Germany is not alone; Holland and the Scandinavian countries have also adapted reasonably well to the new economic globalization. The basic formula includes negotiations with labor to moderate wage hikes; stronger work incentives and more flexible labor markets; constraints in public spending on health and pensions; and efforts to lower tax and regulatory obstacles to entrepreneurship.

To stay in the eurozone, countries like Greece, Spain and Italy  and even France  will need to restructure their economies along similar lines. Otherwise, they won’t be able to attract the investment they need to grow and start whittling down their mammoth debts.

The catch is that the shift from debt-fueled prosperity to a sustainable-growth model based on productivity will be painful and unpopular. In the short term, at least, it will mean lower wages, falling living standards and a reallocation of public investment from consumption to investment.

These changes are inevitable. The only question is whether they will happen abruptly or gradually.

For both economic and political reasons, it’s better they happen gradually. That’s the best argument for Germany to drop its insistence on austerity as well as its resistance to monetary expansion and euro bonds that would socialize sovereign debt so strapped countries like Spain and Italy can borrow again at a reasonable cost. In return, Berlin should press for structural economic reforms to put those countries on a firmer competitive footing.

In a widely noted article from German magazine Der Speigel, Niall Ferguson and Nouriel Roubini warned that the eurozone’s collapse, like the economic crisis of the 1930s, could discredit democracy and breed political extremism. In Europe, the number of democracies fell by more than half between 1920 and 1939 as fascism and communism arose in the ruins. "The EU was created to avoid repeating the disasters of the 1930s,” the article says. “It is time Europe's leaders  and especially Germany's  understood how perilously close they are to doing just that."

The analogy may seem overwrought. After all, today’s Germany, with six decades of market democracy under its belt, is no Weimar Republic. But it’s hardly inconceivable that countries that embraced democracy more recently  Greece, Portugal, Spain, not to mention former Soviet bloc nations – could be destabilized by a prolonged economic crisis.
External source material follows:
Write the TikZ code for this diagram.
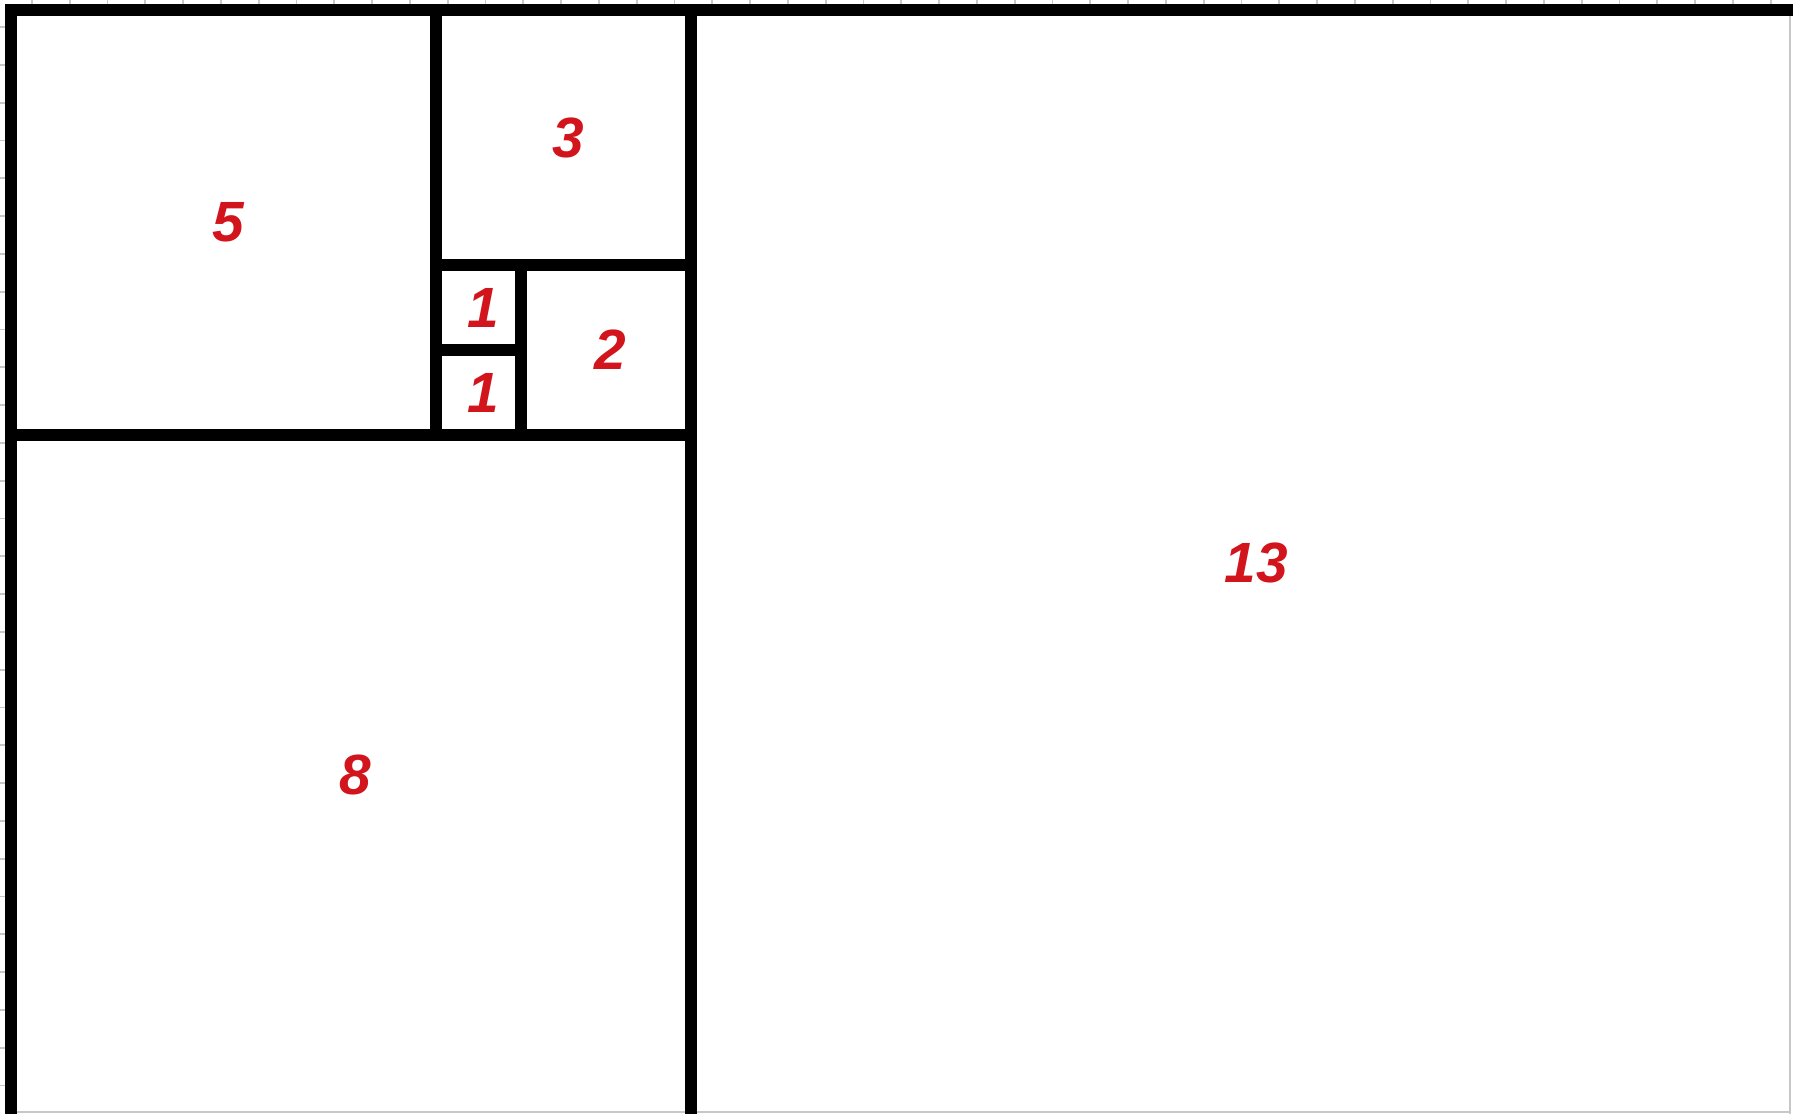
\documentclass[tikz,border=0pt]{standalone}
\usepackage{fontspec}
\setmainfont{Liberation Sans}
\usepackage{tikz}
\definecolor{numred}{RGB}{210,20,28}

\begin{document}
\begin{tikzpicture}[
  edge/.style={line width=3.8pt, line join=miter},
  cell/.style={black!22, line width=0.6pt},
  num/.style={text=numred, xshift=1.5pt, font=\fontsize{19}{20}\selectfont\bfseries\itshape}
]

\useasboundingbox (-0.129,0.024) rectangle (20.965,13.118);

\foreach \k in {0,...,46}
  \draw[cell] ({0.247+0.4447*\k},13) -- ({0.247+0.4447*\k},13.2);
\foreach \k in {0,...,28}
  \draw[cell] (-0.2,{12.8-0.4447*\k}) -- (0,{12.8-0.4447*\k});
\draw[cell] (20.93,0) -- (20.93,13);
\draw[cell] (0,0.035) -- (20.93,0.035);

\draw[edge] (0,0) -- (0,13) -- (21,13);
\draw[edge] (8,0) -- (8,13);
\draw[edge] (0,8) -- (8,8);
\draw[edge] (5,8) -- (5,13);
\draw[edge] (5,10) -- (8,10);
\draw[edge] (6,8) -- (6,10);
\draw[edge] (5,9) -- (6,9);

\node[num] (n13) at (14.6,6.5) {13};
\node[num] (n8) at (4,4) {8};
\node[num] (n5) at (2.5,10.5) {5};
\node[num] (n3) at (6.5,11.5) {3};
\node[num] (n2) at (7,9) {2};
\node[num] (n1a) at (5.5,9.5) {1};
\node[num] (n1b) at (5.5,8.5) {1};

\end{tikzpicture}
\end{document}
In short, Germany also has to make some painful adjustments to salvage the faltering project of European integration. It will have to save and export less and spend and import more so that less competitive countries will have the chance to grow. And it will also have to overcome its historic fear of inflation, which now is the least of Europe’s worries.

The views in this article are solely those of Will Marshall.